What kind of psyllium (January 2013 article on insulin-resistant horses) do you recommend for horses? My horse is not diagnosed as insulin resistant, but she’s showing some signs of it, and I think your suggestion that it can’t hurt and may help is a good one.
She has fat deposits behind her shoulders and has had a cresty neck, so I would like to be proactive. But choosing a product is not easy. I’ve found there are husks, powder and capsules. The article said to use 1/3 to 1/2 of a cup. I called a Natural Food Co-Op and it’s about $10 a lb. How many cups in a pound? I was told it is quite light weight. This could be expensive it seems?
Nutrition Editor Juliet Getty, Ph.D., Responds: The outer husk of the psyllium seed has been shown to reduce blood glucose levels in humans. Intrigued by this benefit, researchers at Montana State University evaluated its potential for horses. They found that a daily portion of psyllium husks reduced circulating insulin levels. The reason for this lies in its high water-soluble fiber content. It forms a gel inside the horse’s small intestine which inhibits the absorption of glucose, thereby lessening the amount of insulin needed from the pancreas.
Three daily dosages were used in this study—90, 180, and 270 grams—all of which produced the same benefit. The lowest dosage, 90 grams per day, is equivalent to approximately three ounces by weight. In terms of volume, it would fill six fluid ounces in a measuring cup.
Since psyllium reduces glucose absorption resulting from sugar or starch digestion, it’s best to provide a dose each time you offer your horse a concentrated meal. If you feed twice daily, add three fluid ounces (90 ml) of psyllium husks to each meal. One pound (16 ounces by weight) of psyllium husks would fill a 32-fluid-ounce (quart) container. With a minimum dose of six fluid ounces per day, one pound would last you five days.
Feeding psyllium husks is one of several tools in managing insulin resistance, if your horse is insulin resistant. It should be combined with a low starch/low sugar diet, one that removes all cereal grains, sweet feeds, and sugary treats. Your hay should be low in non-structural carbohydrates (NSC) and fed free-choice, to avoid the hormonal response that promotes obesity when forage is restricted.
Coconut Oil For ulcers
A few of my friends claim that coconut oil is the optimal choice for a horse battling ulcers. Is that true?

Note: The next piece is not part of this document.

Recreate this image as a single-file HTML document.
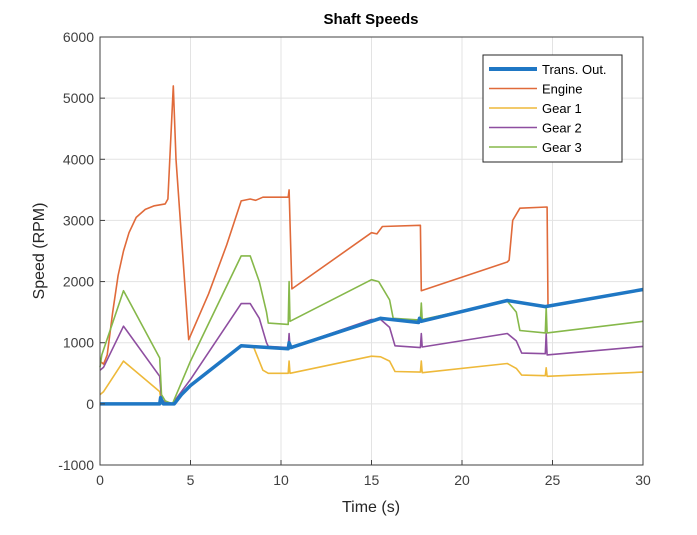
<!DOCTYPE html>
<html><head><meta charset="utf-8"><style>
body{margin:0;background:#fff;font-family:"Liberation Sans",sans-serif}
svg text{font-family:"Liberation Sans",sans-serif}
</style></head><body>
<svg id="chart" width="697" height="530" xmlns="http://www.w3.org/2000/svg">
<rect width="697" height="530" fill="#fff"/>
<g id="grid"></g><g id="series"></g><g id="axes"></g>
</svg>
<script>
const xTicks=[0,5,10,15,20,25,30];
const yTicks=[-1000,0,1000,2000,3000,4000,5000,6000];
const seriesNames=["Trans. Out.","Engine","Gear 1","Gear 2","Gear 3"];
const seriesColors=["#1f77c4","#e06a3a","#eeb93a","#8e4ea0","#86b84a"];
const transT=[0,3.3,3.35,3.5,4.1,4.5,5,7.8,8.3,10.4,10.45,10.55,15.5,17.6,17.65,17.75,22.5,24.6,30];
const transV=[0,0,100,0,0,150,300,950,940,900,1000,920,1400,1330,1400,1350,1690,1590,1870];
const engT=[0,0.2,0.4,0.7,1,1.3,1.6,2,2.5,3,3.6,3.75,4.05,4.2,4.9,6,7,7.8,8.3,8.6,9,10.4,10.45,10.6,15,15.3,15.6,17.7,17.75,22.5,22.6,22.8,23.2,24.7,24.75,30];
const engV=[700,650,800,1500,2100,2500,2800,3050,3180,3240,3270,3350,5200,4000,1050,1800,2600,3320,3350,3330,3380,3380,3500,1880,2800,2780,2900,2920,1850,2320,2350,3000,3200,3220,1600,1870];
const g1T=[0,0.2,1.3,3.3,3.35,3.5,4,4.5,5,7.8,8.5,9,9.3,10.4,10.45,10.5,15,15.5,16,16.3,17.7,17.75,17.8,22.5,23,23.3,24.6,24.65,24.7,30];
const g1V=[150,200,700,200,100,30,0,150,300,950,920,550,500,500,700,500,780,770,700,530,520,700,510,660,580,470,460,590,450,520];
const g2T=[0,0.2,1.3,3.3,3.4,4,5,7.8,8.3,8.8,9.2,9.3,10.4,10.45,10.5,15,15.5,16,16.3,17.7,17.75,17.8,22.5,23,23.3,24.6,24.65,24.7,30];
const g2V=[550,600,1270,450,60,0,400,1640,1640,1400,1000,940,920,1150,920,1380,1380,1250,950,920,1150,930,1150,1030,830,820,1150,800,940];
const g3T=[0,0.1,1.3,3.3,3.4,3.6,4,5,7.8,8.3,8.8,9.2,9.3,10.4,10.45,10.5,15,15.4,16,16.2,17.7,17.75,17.8,22.5,23,23.2,24.6,24.65,24.7,30];
const g3V=[600,800,1850,750,150,50,0,700,2420,2420,2000,1500,1320,1300,2000,1350,2030,2000,1700,1400,1370,1650,1380,1680,1500,1200,1160,1580,1160,1350];
const L=100,R=643,T=37,B=465;
const xs=t=>L+(t-0)/30*(R-L);
const ys=v=>B-(v+1000)/7000*(B-T);
const NS="http://www.w3.org/2000/svg";
function mk(tag,at,parent){const e=document.createElementNS(NS,tag);for(const k in at)e.setAttribute(k,at[k]);parent.appendChild(e);return e;}
const grid=document.getElementById('grid'),ser=document.getElementById('series'),ax=document.getElementById('axes');
mk('rect',{x:L,y:T,width:R-L,height:B-T,fill:'#fff'},grid);
xTicks.forEach(t=>{const l=mk('line',{x1:xs(t),x2:xs(t),y1:T,y2:B,stroke:'#e3e3e3'},grid);


mk('line',{x1:xs(t),x2:xs(t),y1:B,y2:B-5,stroke:'#404040'},ax);
const tx=mk('text',{x:xs(t),y:B+20,'text-anchor':'middle','font-size':14,fill:'#404040'},ax);tx.textContent=t;

});
yTicks.forEach(v=>{const l=mk('line',{x1:L,x2:R,y1:ys(v),y2:ys(v),stroke:'#e3e3e3'},grid);


mk('line',{x1:L,x2:L+5,y1:ys(v),y2:ys(v),stroke:'#404040'},ax);
const tx=mk('text',{x:L-6,y:ys(v)+5,'text-anchor':'end','font-size':14,fill:'#404040'},ax);tx.textContent=v;

});
const box=mk('rect',{x:L,y:T,width:R-L,height:B-T,fill:'none',stroke:'#404040','stroke-width':1},ax);


const data=[[transT,transV],[engT,engV],[g1T,g1V],[g2T,g2V],[g3T,g3V]];
const order=[1,2,3,4,0];
order.forEach(i=>{const [T_,V_]=data[i];const d=T_.map((t,j)=>(j?'L':'M')+xs(t).toFixed(1)+' '+ys(V_[j]).toFixed(1)).join(' ');
const p=mk('path',{d:d,fill:'none',stroke:seriesColors[i],'stroke-width':i==0?3.5:1.6,'stroke-linejoin':'round'},ser);

});
const t=mk('text',{x:371,y:24,'text-anchor':'middle','font-size':15,'font-weight':'bold',fill:'#000'},ax);t.textContent='Shaft Speeds';


const xl=mk('text',{x:371,y:512,'text-anchor':'middle','font-size':16,fill:'#262626'},ax);xl.textContent='Time (s)';


const yl=mk('text',{x:44,y:251,'text-anchor':'middle','font-size':16,fill:'#262626',transform:'rotate(-90 44 251)'},ax);yl.textContent='Speed (RPM)';


const lg=mk('g',{},ax);


mk('rect',{x:483,y:55,width:139,height:107,fill:'#fff',stroke:'#262626','stroke-width':1},lg);
seriesNames.forEach((n,i)=>{const y=69+i*19.5;
const ln=mk('line',{x1:489,x2:537,y1:y,y2:y,stroke:seriesColors[i],'stroke-width':i==0?4:1.6},lg);


const tx=mk('text',{x:542,y:y+5,'font-size':13,fill:'#000'},lg);tx.textContent=n;

});
</script>
</body></html>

Contributing Veterinary Editor Grant Miller, DVM, responds: Indeed, coconut oil has its benefits. It’s well regarded for its ability to improve hoof and hair health. However, there are virtually no omega-3 fatty acids in it. For this reason, we feel there are far better choices for ulcers and for hair/hoof health.
Blankets or no blankets
Our winters aren’t too bad, but we do get freezing rain. While my horses are turned out 24/7, they only have trees for shelter. Sometimes I wonder if that’s enough during ice storms and freezing rain.
Contributing Farrier Editor Lee Foley Responds:While a horse’s natural winter coat will give him protection from rain/snow and from cold, when you combine them, it can become too much. The question is whether the trees are enough to block wind and stop the wet from penetrating to the skin. We suggest you consider a waterproof breathable lightweight blanket that will give them some added protection. Use it for extra coverage when the forecast is bad.